Repository where I collect all the assignments for the Udacity Data Analytics Nanodegree.
Statistics -- Check repo
• Analyzed the Stroop effect using descriptive statistics to provide an intuition about the data, and inferential statistics to draw a conclusion based on the results.
Skills: Python, IPython, Pandas.
Exploratory Analysis with Pandas -- Check repo
• What variables are related to surviving the Titanic? In this data set I posed this question and used different descriptive and modelling strategies to uncover these relations.

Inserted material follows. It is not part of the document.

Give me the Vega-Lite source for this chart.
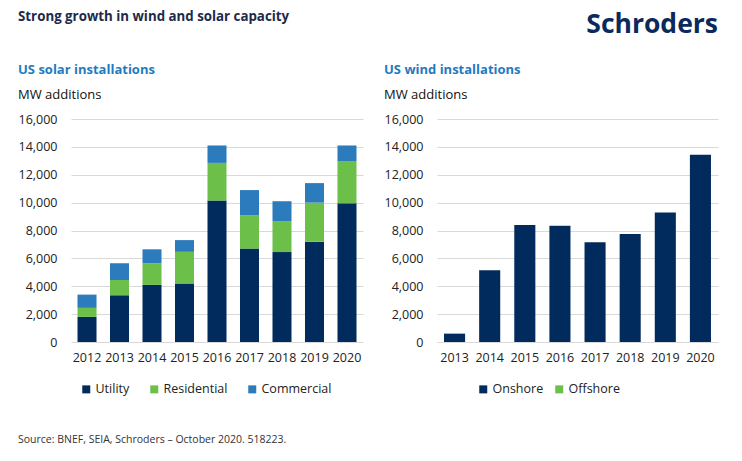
{
  "$schema": "https://vega.github.io/schema/vega-lite/v6.json",
  "padding": {"left": 18, "top": 10, "right": 20, "bottom": 10},
  "background": "white",
  "config": {
    "font": "Open Sans",
    "view": {"stroke": null},
    "axis": {"labelFont": "Open Sans", "labelFontSize": 12.5, "labelColor": "#222222", "domain": false, "ticks": false, "gridColor": "#d9d9d9", "gridWidth": 1},
    "legend": {"labelFont": "Open Sans", "labelFontSize": 12.5, "labelColor": "#222222", "symbolType": "square", "symbolSize": 64, "symbolStrokeWidth": 0, "columnPadding": 21, "labelOffset": 3},
    "concat": {"spacing": 21}
  },
  "title": {"text": "Source: BNEF, SEIA, Schroders – October 2020. 518223.", "orient": "bottom", "anchor": "start", "font": "Open Sans", "fontSize": 10.5, "fontWeight": "normal", "color": "#333333", "offset": 39},
  "vconcat": [
    {
      "title": {"text": "Strong growth in wind and solar capacity", "anchor": "start", "font": "Open Sans", "fontSize": 13.3, "fontWeight": "bold", "color": "#1c2b4b", "offset": -12},
      "vconcat": [
        {
          "title": {"text": "Schroders", "anchor": "end", "font": "Open Sans", "fontSize": 26.5, "fontWeight": "bold", "color": "#0b2a5c", "offset": 26},
          "resolve": {"scale": {"color": "independent"}, "legend": {"color": "independent"}},
          "hconcat": [
            {
              "width": 292,
              "height": 223,
              "title": {"text": "US solar installations", "subtitle": "MW additions", "anchor": "start", "frame": "bounds", "font": "Open Sans", "fontSize": 13, "fontWeight": "bold", "color": "#1f7bc1", "subtitleFont": "Open Sans", "subtitleFontSize": 13, "subtitleColor": "#111111", "subtitlePadding": 12, "offset": 11},
              "data": {"values": [
                {"year": "2012", "type": "Utility", "mw": 1800},
                {"year": "2012", "type": "Residential", "mw": 650},
                {"year": "2012", "type": "Commercial", "mw": 950},
                {"year": "2013", "type": "Utility", "mw": 3350},
                {"year": "2013", "type": "Residential", "mw": 1100},
                {"year": "2013", "type": "Commercial", "mw": 1200},
                {"year": "2014", "type": "Utility", "mw": 4100},
                {"year": "2014", "type": "Residential", "mw": 1550},
                {"year": "2014", "type": "Commercial", "mw": 1000},
                {"year": "2015", "type": "Utility", "mw": 4200},
                {"year": "2015", "type": "Residential", "mw": 2270},
                {"year": "2015", "type": "Commercial", "mw": 840},
                {"year": "2016", "type": "Utility", "mw": 10150},
                {"year": "2016", "type": "Residential", "mw": 2700},
                {"year": "2016", "type": "Commercial", "mw": 1250},
                {"year": "2017", "type": "Utility", "mw": 6700},
                {"year": "2017", "type": "Residential", "mw": 2400},
                {"year": "2017", "type": "Commercial", "mw": 1800},
                {"year": "2018", "type": "Utility", "mw": 6450},
                {"year": "2018", "type": "Residential", "mw": 2200},
                {"year": "2018", "type": "Commercial", "mw": 1450},
                {"year": "2019", "type": "Utility", "mw": 7200},
                {"year": "2019", "type": "Residential", "mw": 2800},
                {"year": "2019", "type": "Commercial", "mw": 1400},
                {"year": "2020", "type": "Utility", "mw": 9950},
                {"year": "2020", "type": "Residential", "mw": 3000},
                {"year": "2020", "type": "Commercial", "mw": 1150}
              ]},
              "mark": {"type": "bar"},
              "encoding": {
                "x": {"field": "year", "type": "ordinal", "scale": {"paddingInner": 0.415, "paddingOuter": 0.2}, "axis": {"title": null, "labelAngle": 0, "labelPadding": 9}},
                "y": {"field": "mw", "type": "quantitative", "stack": "zero", "scale": {"domain": [0, 16000]}, "axis": {"title": null, "values": [0, 2000, 4000, 6000, 8000, 10000, 12000, 14000, 16000], "format": ",d", "labelPadding": 14}},
                "color": {"field": "type", "type": "nominal", "sort": ["Utility", "Residential", "Commercial"], "scale": {"domain": ["Utility", "Residential", "Commercial"], "range": ["#002b5c", "#6cc04a", "#2b7bbd"]}, "legend": {"orient": "none", "direction": "horizontal", "title": null, "legendX": 9, "legendY": 264, "columnPadding": 18}}
              }
            },
            {
              "width": 281,
              "height": 223,
              "title": {"text": "US wind installations", "subtitle": "MW additions", "anchor": "start", "frame": "bounds", "font": "Open Sans", "fontSize": 13, "fontWeight": "bold", "color": "#1f7bc1", "subtitleFont": "Open Sans", "subtitleFontSize": 13, "subtitleColor": "#111111", "subtitlePadding": 12, "offset": 11},
              "data": {"values": [
                {"year": "2013", "type": "Onshore", "mw": 600},
                {"year": "2014", "type": "Onshore", "mw": 5150},
                {"year": "2015", "type": "Onshore", "mw": 8400},
                {"year": "2016", "type": "Onshore", "mw": 8320},
                {"year": "2016", "type": "Offshore", "mw": 30},
                {"year": "2017", "type": "Onshore", "mw": 7150},
                {"year": "2018", "type": "Onshore", "mw": 7750},
                {"year": "2019", "type": "Onshore", "mw": 9300},
                {"year": "2020", "type": "Onshore", "mw": 13430}
              ]},
              "mark": {"type": "bar"},
              "encoding": {
                "x": {"field": "year", "type": "ordinal", "scale": {"paddingInner": 0.4, "paddingOuter": 0.2}, "axis": {"title": null, "labelAngle": 0, "labelPadding": 9}},
                "y": {"field": "mw", "type": "quantitative", "stack": "zero", "scale": {"domain": [0, 16000]}, "axis": {"title": null, "values": [0, 2000, 4000, 6000, 8000, 10000, 12000, 14000, 16000], "format": ",d", "labelPadding": 14}},
                "color": {"field": "type", "type": "nominal", "sort": ["Onshore", "Offshore"], "scale": {"domain": ["Onshore", "Offshore"], "range": ["#002b5c", "#6cc04a"]}, "legend": {"orient": "none", "direction": "horizontal", "title": null, "legendX": 40, "legendY": 264, "columnPadding": 9}}
              }
            }
          ]
        }
      ]
    }
  ]
}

Skills: Python, IPython, Pandas.
Data gathering and wrangling with SQL and Pandas -- Check repo
• Parsed 140 Mb XML document to obtain relevant data. • Cleaned, audited and corrected more than 2500 registries. • Stored cleaned data in a SQL database, performed queries and generated plots. Created map plots to inspect georeferenced data.
Skills: Python, SQL, XML parsing, regular expressions, Pandas, BaseMap, GeoPandas.
Exploratory Analysis with R -- Check repo
• Cleaned, merged and analyzed data on consequences of earthquake in the world from the 1900s. • Created a notebook with clear steps for getting, cleaning and merging the data from different sources. Created a codebook with all the variables included in final dataset. • Created more than 20 visualizations to understand the data. Analyzed the conditional relationships of deaths of earthquakes given its magnitude and regime type/gdp per capita.
Skills: R, R Studio, ggplot, Python, pandas, GeoPandas.
Machine Learning - Enron Case -- Check repo
• Identified which Enron employees are more likely to have committed fraud using machine learning and public Enron financial and email data. • Trained and tested different algorithms and used feature selection techniques. • Tunned algorithms’ parameters to improve original results.
Skills: Python, Scikit-learn, Pandas, machine learning.
Data visualization - Earthquake project -- Check repo
• Developed visualization where users can fully interact with geographical and temporal features of earthquakes. • Successfully integrated D3.js and Leaflet to produce animations and transitions. • Project featured by Data Science Weekly.
Skills: D3.js, Leaflet, GeoPandas, Pandas, Python.
A/B testing -- Check repo
• Designed an A/B test, including which metrics to measure and how long the test should be run. I also analyzed the results of an A/B test that was run by Udacity, recommended a decision, and proposed a follow-up experiment.
Skills: Pandas, IPython.